A longstanding Colby tradition continues with the 2023 Faculty Biennial at the Colby Museum of Art. On view in the Davis Gallery until Dec. 10, the exhibition features mostly new work from five members of the Art Department faculty.

Artists with work in the exhibition are Professors of Art Bevin Engman and Gary Green, Assistant Professors of Art Amanda Lilleston and Takahiro “Taka” Suzuki, and Visiting Assistant Professor of Art Audrey Shakespear. Collectively, these artists are showing work that covers a range of ideas and media, including painting, photography, printmaking, filmmaking, and sculpture. The exhibition provides a window, however limited, into the studio practices of several faculty members and a glimpse of some of what they are working on and thinking about.

Bevin Engman’s Red Cord Sequence (1-5) consists of oil-on-wood panels.

Bevin Engman, who has taught painting at Colby for more than two decades, is showing a series of small oil-on-wood paintings from her Red Cord Sequence (1-5) that depict various stages of human emotions, actions, and characteristics—fear, rage, resistance, rescue, and grace. The paintings are linked by a small red cord, which appears as a painted object in some panels and as dangling strings of satin in another.

Gary Green is showing recent photos from Long Island Pastoral: Part 3.

Gary Green is showing work from a recent series of black-and-white photographs from Long Island, N.Y., where he grew up. These untitled silver gelatin prints from his series Long Island Pastoral: Part 3 reflect the impressions of an artist returning home, filtered through the perspective of time and change. Green, who joined the Colby faculty in 2007 and became a full professor in 2022, looks at a familiar environment from an objective, observational lens and sees overgrown brush, empty stores, and pot-holed streets.

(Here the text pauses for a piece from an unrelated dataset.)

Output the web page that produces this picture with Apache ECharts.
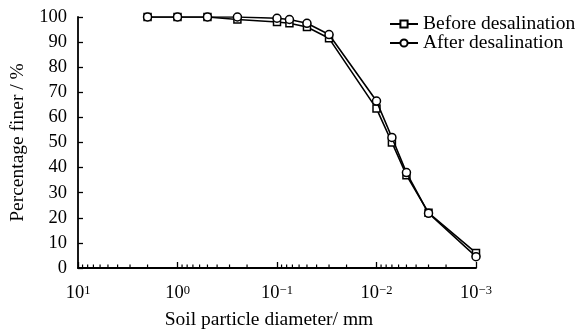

A detail from Amanda Lilleston’s woodcut print collage Möbius Landscape 1-4.

Amanda Lilleston, who recently received a promotion to assistant professor, created a four-piece woodcut print collage titled Möbius Landscape 1-4. The prints take their name from mathematics, where a Möbius strip refers to a non-orientable, twisting surface. Her prints present themselves as visual riddles, enticing viewers with elegant design and questions about how cyclical changes in our environment mold our experience of time.

Audrey Shakespear’s Re_Formed includes hand-carved sandstone objects and 3D-printed versions of those objects, shown here, that visitors can handle.

Audrey Shakespear’s studio practice centers on classical stone carving and contemporary digital media, where she explores how physical and digital environments shape our view of reality. For Re_Formed, she examines our interaction with and understanding of objects in physical and digital spaces by creating four hand-carved sandstone objects and a web page, accessed through a QR code, that presents digital versions of the originals and reformed digital versions that can be manipulated on screen. Also on view are 3D-printed versions of the hand-carved objects.

A projection on the floor of the Davis Gallery of Taka Suzuki’s video The Sound of True Evil.

Taka Suzuki’s work and studio practice serve as forms of inquiry, with each investigation offering a path toward further uncertainty rather than something certain. Through film, sound installations, and photography, Suzuki engages a variety of senses and emotions. Recently promoted to assistant professor, Suzuki creates work infused with mystery, intrigue, and allure. His short film Electric Moonlight & the Language within the Leaves serves as a modern retelling of a Japanese folktale involving a bamboo cutter and the moon princess.